A book for Sense Publisher's 'Technology Enhanced Learning' series
Editors: Yishay Mor (London Knowledge Lab), Steven Warburton (King's College London) and Niall Winters (London Knowledge Lab)
Series editors: Richard Noss & Mike Sharples
Designing effective educational technology and technology-based activities is a non-trivial problem. This is often because the two need to co-evolve and thus no designer has a fixed reference point. Ideally, techno-pedagogical design needs to be an interdisciplinary exploration where every agent in the system – the learner, teacher, educational designer, and policy maker – is driven to constantly experiment and redesign their practices. This creates an acute need to find effective ways of sharing design knowledge in education. Yet the current literature, whether academic or professional, does not adequately support such sharing. Two extremes dominate: anecdotal accounts of personal experience on one side, and abstract theory on the other.
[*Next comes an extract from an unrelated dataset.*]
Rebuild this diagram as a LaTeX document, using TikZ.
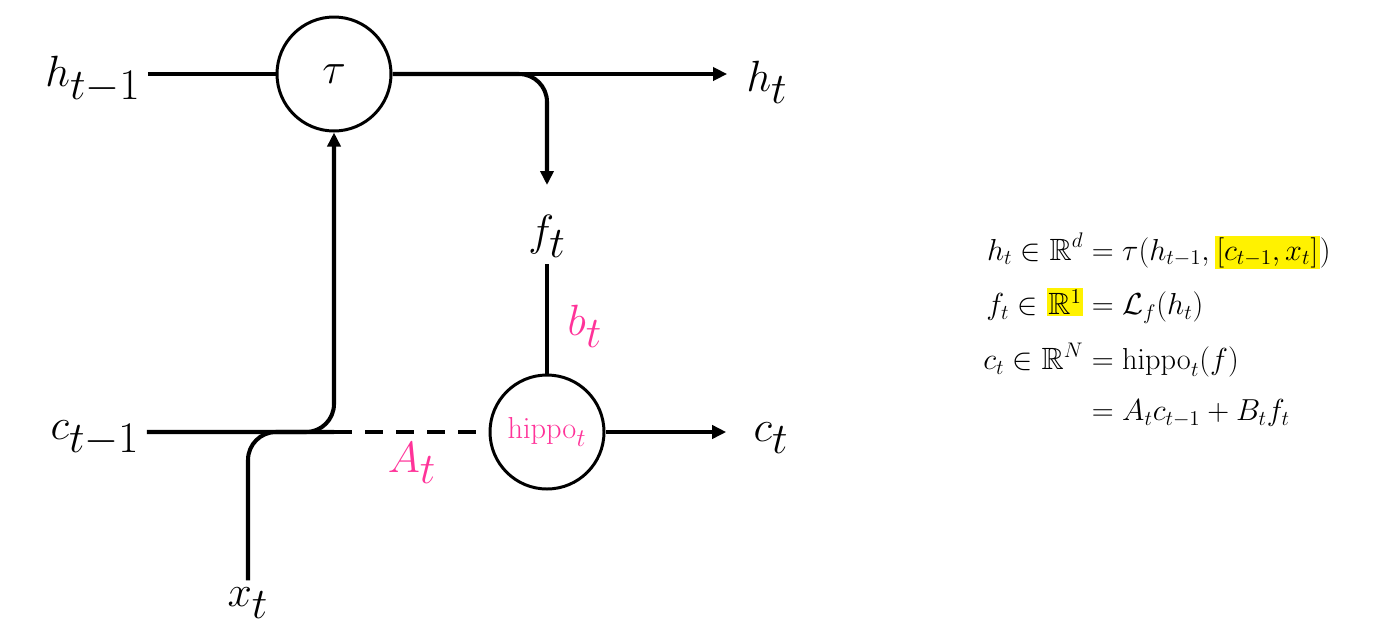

From the perspective of practitioners aspiring to perfect their craft, both are problematic as they require significant interpretive effort before they can be applied to a new situation. This interpretive gap means that practitioners have difficulty building on the success of others in a cumulative manner. The current literature (in particular academic texts) tends to refer to a specific disciplinary or paradigmatic source. What practitioners need is to be able to access all facets of the educational experience and choose those that work best for their context, be it epistemic, pedagogic, organizational, social, and/or technological.